DROP TABLE IF EXISTS FromMyAccount;
CREATE EXTERNAL TABLE FromMyAccount
(AllOfIt string)
ROW FORMAT DELIMITED FIELDS TERMINATED BY '\t'
LOCATION 'wasb://$wantedContainerName@$fullAccountName/input';
SELECT * FROM FromMyAccount;"

# Defines for Metastore redirect and key
$connectionUrl = `
 "jdbc:sqlserver://$($sqlServer.ServerName).database.windows.net;" + `
 "database=$($sqlDatabase.Name);" + `
 "encrypt=true;trustServerCertificate=true;create=false"
$defines = @{
  "fs.azure.account.key.$fullAccountName" = $wantedAccountKey;
  "hive.metastore.uris" = "";
  "javax.jdo.option.ConnectionURL" = $connectionUrl;
  "javax.jdo.option.ConnectionUserName" = "$sqlAdminUser@$($sqlServer.ServerName)";
  "javax.jdo.option.ConnectionPassword" = "$sqlAdminPassword";
}
# Full Hive job definition
$hiveDef = New-AzureHDInsightHiveJobDefinition `
 -Query $hiveScript.Replace("`n", "").Replace("`r", "") `
 -Defines $defines

# Run the job
Run-PlayJob $hiveDef

Security implications

So in this last section I want to discuss some of the security implications of what I explained here. By default HDInsight encrypts the storage keys for all the initial accounts using a certificate which is generated for this cluster. This is good because these keys give wide access to everything in those accounts, so the more carefully guarded they are the better. Unfortunately this certificate isn't available outside the cluster so we couldn't do the same encryption ourselves, which means that whenever we passed those keys around we passed them in plain-text (the REST API is over SSL so it's not really plain-text over the wire). Also, all the job configuration is stored into job history files in the default container for the cluster, so after you run any of the example jobs here then look at your default container, you'll find a blob called something like "mapred/history/done/.../job_xxx_conf.xml" which contains those keys in plain sight (to anyone with access to that container).

So if you're running your job in someone else's cluster, you really need to assume they'll be able to access your keys if you use the techniques described here. Also even if this is your cluster, this is fairly sloppy key management to have your keys lying around like that in plain text (though I've been guilty of that myself for not-so-sensitive accounts).

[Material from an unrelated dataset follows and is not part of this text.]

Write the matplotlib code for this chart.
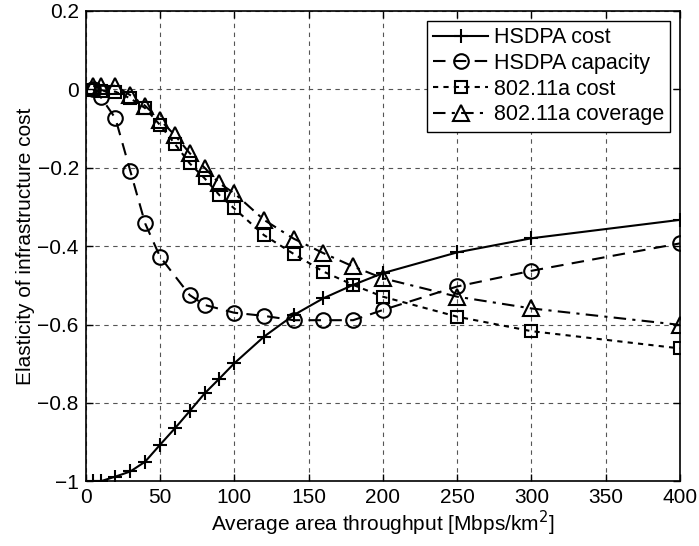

A decent mitigation is to use shared access signatures instead of account keys. The basics are the same, except the configuration knob you want is "fs.azure.sas.youraccount.blob.core.windows.net" instead of "fs.azure.account.key.youraccount.blob.core.windows.net". This way if they key is compromised it's at least a granular key to a single container instead of the whole account. Of course for really sensitive data, you are probably better off just configuring the cluster with that account from the start so the keys are encrypted from the beginning.